Эрни молча оторвался от нее и. испытывая боль при каждом движении, на коленях пополз между детьми. Те отодвигались, уступая ему дорогу, а иногда он перебирался через них. чтоб им не приходилось лишний раз шевелиться. Больной ребенок лежал метрах в двух от морга. Возле него, прислонясь к стенке, сидела старая докторша: лицо у нее было неподвижное, как маска, на голове была надета белая шапочка с красным крестом — атрибут, с которым докторша ни за что не хотела расставаться, хотя со вчерашнего дня вся ее медицинская помощь сводилась к тому, что она растирала закоченевшие тела дизентериков и смотрела, как они умирают. Она глядела, не мигая, куда-то в тревожное пространство запломбированного вагона и даже не шелохнулась, когда подошел Эрни.
— Он умер, — просто сказала она.
Лицо старой женщины напоминало высохшую кость, и ноздри у нее слиплись, как у мертвого ребенка. Чувствуя на спине пристальные взгляды детей. Эрни очень громко, так. чтобы все слышали, сказал:
— Он уснул…
Эрни осторожно переложил трупик на растущую груду еврейских мужчин, еврейских женщин, еврейских детей, которых баюкал грохочущий поезд в их последнем сне.
— Это мой брат, — робко сказал девочка, словно от смущения не знала, как себя вести с Эрни. Он сел возле нее и посадил ее на колени.
— Твой брат скоро проснется и встанет вместе со всеми, когда мы приедем в царство Израилево, — сказал Эрни. — Там дети встретятся со своими родителями, и все возрадуются. Потому что страна, куда мы едем, — наше царство, запомните это хорошенько. Там никогда не заходит солнце, и можно есть все что душе угодно. Там ожидает вас вечная радость. Наступит веселье, уйдут несчастья, затихнут стоны…
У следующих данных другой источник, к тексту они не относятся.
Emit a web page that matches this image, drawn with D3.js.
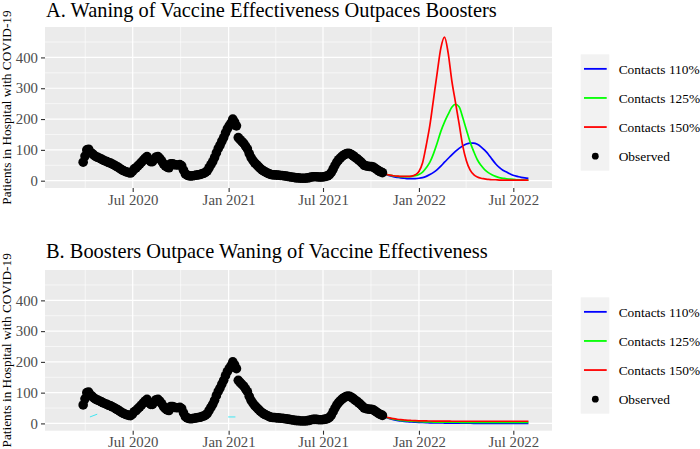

— Там можно греться днем и ночью, днем и ночью… — раздался счастливый голос какого-то ребенка. — Там можно греться днем и ночью, днем и ночью, — повторял он. будто много раз уже слышал эти слова или произносил их сам.
— Верно. — подтвердил Эрни, — так оно и будет.
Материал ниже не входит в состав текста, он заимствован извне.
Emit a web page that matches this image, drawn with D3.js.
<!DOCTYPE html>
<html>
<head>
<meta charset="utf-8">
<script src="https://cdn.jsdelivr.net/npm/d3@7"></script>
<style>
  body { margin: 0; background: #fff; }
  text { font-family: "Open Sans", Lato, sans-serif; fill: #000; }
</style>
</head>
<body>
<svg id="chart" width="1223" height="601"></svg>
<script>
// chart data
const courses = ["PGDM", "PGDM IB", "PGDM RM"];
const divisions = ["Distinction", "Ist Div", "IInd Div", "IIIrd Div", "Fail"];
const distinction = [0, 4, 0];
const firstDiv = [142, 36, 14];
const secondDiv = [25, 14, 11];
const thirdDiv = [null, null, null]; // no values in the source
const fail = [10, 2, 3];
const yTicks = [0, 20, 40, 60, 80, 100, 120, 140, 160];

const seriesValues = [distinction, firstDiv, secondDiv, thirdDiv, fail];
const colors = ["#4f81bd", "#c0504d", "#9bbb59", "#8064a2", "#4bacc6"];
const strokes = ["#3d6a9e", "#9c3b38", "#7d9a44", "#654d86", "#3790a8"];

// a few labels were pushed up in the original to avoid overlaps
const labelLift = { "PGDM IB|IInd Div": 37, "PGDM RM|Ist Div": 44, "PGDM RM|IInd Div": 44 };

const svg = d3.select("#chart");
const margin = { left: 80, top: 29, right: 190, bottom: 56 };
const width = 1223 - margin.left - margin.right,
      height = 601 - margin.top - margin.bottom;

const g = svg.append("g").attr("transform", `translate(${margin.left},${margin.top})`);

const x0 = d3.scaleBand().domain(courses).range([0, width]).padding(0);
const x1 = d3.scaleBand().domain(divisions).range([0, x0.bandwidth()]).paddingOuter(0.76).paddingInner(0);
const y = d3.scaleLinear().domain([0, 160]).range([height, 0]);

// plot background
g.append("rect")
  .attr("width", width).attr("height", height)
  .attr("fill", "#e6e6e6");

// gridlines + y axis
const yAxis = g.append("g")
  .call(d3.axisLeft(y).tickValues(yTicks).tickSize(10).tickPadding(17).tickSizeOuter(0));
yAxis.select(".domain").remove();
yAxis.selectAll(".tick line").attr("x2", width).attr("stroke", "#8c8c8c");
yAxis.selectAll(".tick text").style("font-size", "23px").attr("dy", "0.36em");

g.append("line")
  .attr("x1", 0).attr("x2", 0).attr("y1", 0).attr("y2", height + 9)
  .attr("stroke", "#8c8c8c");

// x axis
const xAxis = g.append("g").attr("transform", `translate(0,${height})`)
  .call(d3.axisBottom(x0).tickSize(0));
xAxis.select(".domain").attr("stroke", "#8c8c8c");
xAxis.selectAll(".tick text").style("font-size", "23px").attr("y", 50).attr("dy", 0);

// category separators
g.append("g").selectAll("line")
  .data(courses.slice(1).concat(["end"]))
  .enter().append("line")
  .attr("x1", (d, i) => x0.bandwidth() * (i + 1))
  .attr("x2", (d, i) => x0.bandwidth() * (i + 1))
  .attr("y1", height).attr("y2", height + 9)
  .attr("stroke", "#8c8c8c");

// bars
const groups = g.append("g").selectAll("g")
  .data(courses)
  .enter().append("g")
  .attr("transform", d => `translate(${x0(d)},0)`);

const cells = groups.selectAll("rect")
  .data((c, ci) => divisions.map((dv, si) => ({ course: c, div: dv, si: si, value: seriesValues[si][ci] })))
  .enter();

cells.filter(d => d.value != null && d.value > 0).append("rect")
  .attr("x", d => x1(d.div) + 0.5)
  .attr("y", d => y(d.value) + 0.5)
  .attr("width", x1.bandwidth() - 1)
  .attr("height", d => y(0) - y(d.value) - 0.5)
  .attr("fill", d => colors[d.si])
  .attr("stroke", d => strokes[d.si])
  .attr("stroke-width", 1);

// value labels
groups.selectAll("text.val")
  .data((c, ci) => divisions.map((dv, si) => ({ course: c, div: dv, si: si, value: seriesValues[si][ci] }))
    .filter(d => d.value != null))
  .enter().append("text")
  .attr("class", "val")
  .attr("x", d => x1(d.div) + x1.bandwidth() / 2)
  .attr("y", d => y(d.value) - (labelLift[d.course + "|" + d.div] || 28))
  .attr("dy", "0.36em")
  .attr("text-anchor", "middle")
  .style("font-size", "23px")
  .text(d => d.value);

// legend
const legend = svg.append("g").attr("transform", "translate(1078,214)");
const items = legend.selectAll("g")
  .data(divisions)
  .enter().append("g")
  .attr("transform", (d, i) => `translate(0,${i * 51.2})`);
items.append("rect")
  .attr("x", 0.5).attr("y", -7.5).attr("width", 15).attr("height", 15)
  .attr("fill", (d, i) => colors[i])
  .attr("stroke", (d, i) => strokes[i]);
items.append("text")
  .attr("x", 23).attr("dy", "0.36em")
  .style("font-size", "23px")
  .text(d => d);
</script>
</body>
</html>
— Там немцев нет, там нет вагонов, там все не больно, — раздался в темноте другой голос.
— Нет, ты молчи, — раздраженно сказала девочка, — пусть господин раввин говорит, он лучше тебя рассказывает.
Продолжая баюкать сестру покойного мальчика. Эрни начал снова. Вокруг него покачивались детские головки, а за ними он заметил несколько взрослых, которые украдкой слушали его с таким же завороженным видом, как и малыши. Вдруг девочка заплакала. Она смотрела на Эрни широко раскрытыми глазами и плакала без слез, как многие дети, которые чересчур наплакались в первые два дня. Потом она, прижала синие кулачки к его груди и уснула.
— Сударь, убаюкайте, пожалуйста, и меня, я еще ни разу не спал с тех пор, как мы в поезде, — сказал умирающим голосом мальчик лет двенадцати, у которого так исхудало лицо, что глаза, казалось, только чудом не вываливаются из орбит,
— А зачем? — спросил Эрни.
— Мне страшно.
— Но как же я тебя буду баюкать, ты уже большой, — невольно улыбнулся Эрни.
— Ну и что, что большой, я все равно хочу спать, — взмолился дизентерик.